The local plan came as the Bishops of the United States were drafting and implementing the national Charter for the Protection of Children and Young People. Soon a permanent diocesan ministry of Charter Initiatives was created to make sure the diocese was following local and national policies to prevent abuse.

“Bishop Barnes realized that immediate, open and honest communications with the people of the Diocese and with the media was the best approach no matter how difficult it was,” recalled Deacon Mike Jelley, who was part of Bishop Barnes’ advisory group and later became the first director of the Office of Charter Initiatives. “In every meeting he never wavered in his determination to serve the needs of survivors, to immediately remove from ministry those for whom a credible accusation was received and to implement training and policies to keep children and young people safe.”  

In 2003, Bishop Barnes made the difficult decision for the Diocese to take legal action against the Archdiocese of Boston over its failure to disclose Shanley’s history of sexual abuse of minors before he came to the Diocese. The  Diocese had been named in a lawsuit by one of Shanley’s victims and sought to have its settlement costs covered by the Archdiocese of Boston.

Further elevating the importance of keeping the local Church’s commitment to preventing abuse, Bishop Barnes established the Diocesan Office of Child and Youth Protection in 2008. The Office has since overseen the Diocese’s comprehensive fingerprinting process, Virtus Safe Environment training, “Restoring Me” Retreat program for victims of abuse and audits for compliance with the national charter.

In 2004, the Diocese of San Bernardino was ranked seventh out of 191 dioceses and archdioceses, nationally, in terms of implementing the Charter requirements.
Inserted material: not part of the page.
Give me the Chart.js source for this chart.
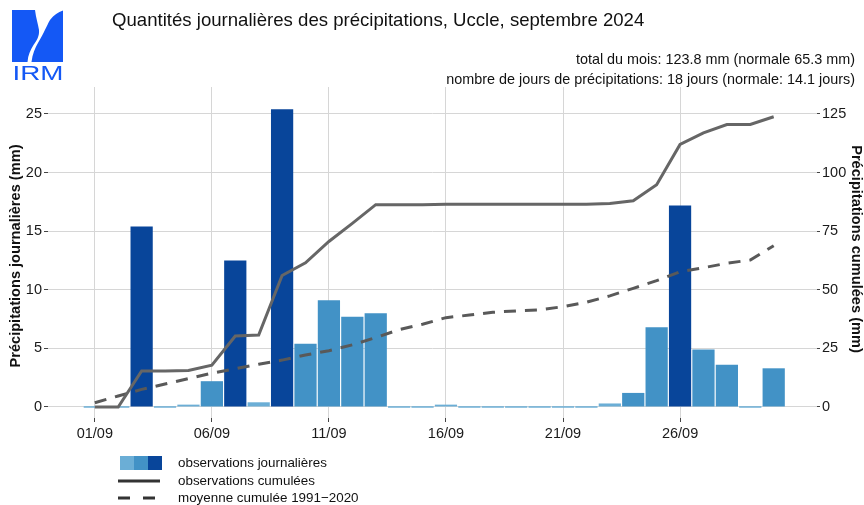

“We’ve been in compliance with every audit since 2003,” says Elder Samaniego, current Director of the Office of Child and Youth Protection. “It reflects Bishop Barnes’ response to the crisis.

“It wasn’t a payoff, it was his care and personal interest in doing the right thing.”

In 2008, the Diocese entered into a global settlement agreement, along with the Diocese of San Diego and the Archdiocese of Los Angeles, paying $18.2 million to 19 different victims of abuse.

As the Diocese continued to carry out its ministry of child and youth protection, the abuse scandal hit a second wave in 2018 with the release of a staggering Pennsylvania Grand Jury report of past clergy sexual abuse in the state, and the revelation of multiple allegations of past sexual abuse of minors and adults by high-ranking Cardinal Theodore McCarrick.

In August of that year Bishop Barnes convened a meeting of the priests and deacons of the diocese, the Council of Religious Sisters, members of the Diocesan Review Board, seminarians and lay directors of diocesan offices. They discussed potential local responses to the crisis. One was releasing publicly the names of all priests credibly accused of sexual abuse of minors in the history of the Diocese.

In October 2018 the Diocese became one of the first few dozen in the U.S. to publish its list of credibly accused priests.

“In this difficult time, I want to be open, honest and accountable to the Catholic faithful and all people of goodwill,” Bishop Barnes said in a video message announcing the release of the list. “I again offer my apologies and my deepest regrets to those who were victimized by the men on this list and to all the faithful of the Diocese who have been scandalized by this shameful chapter in our Church’s history.”

The following year Bishop Barnes led the Diocese to participate in the statewide Independent Compensation Program (ICP) for Victims of Sexual Abuse by Diocesan Priests. The program, which involved six dioceses in California, offered any victim/survivor of childhood sexual abuse by a diocesan priest the opportunity to seek a non-adversarial resolution, regardless of when the abuse had occurred. Third-party mediators administered the ICP, which was meant to give victims an alternative to litigation. When the ICP program closed in August 2021, the Diocese had paid 15 claims totaling $2.2 million.

The painful abuse scandal remains present in the life of the local Church but so, too, the vigilance of the Diocese to protect children and prevent future abuses. “It is an article of our faith that out of great pain and trial can eventually come God’s blessings. Que no hay mal que por bien no venga,” Bishop Barnes said in 2018 when he bestowed his Amar Es Entregarse Award on the Office of Child and Youth Protection. “This is the story of our Diocesan Office of Child and Youth Protection.”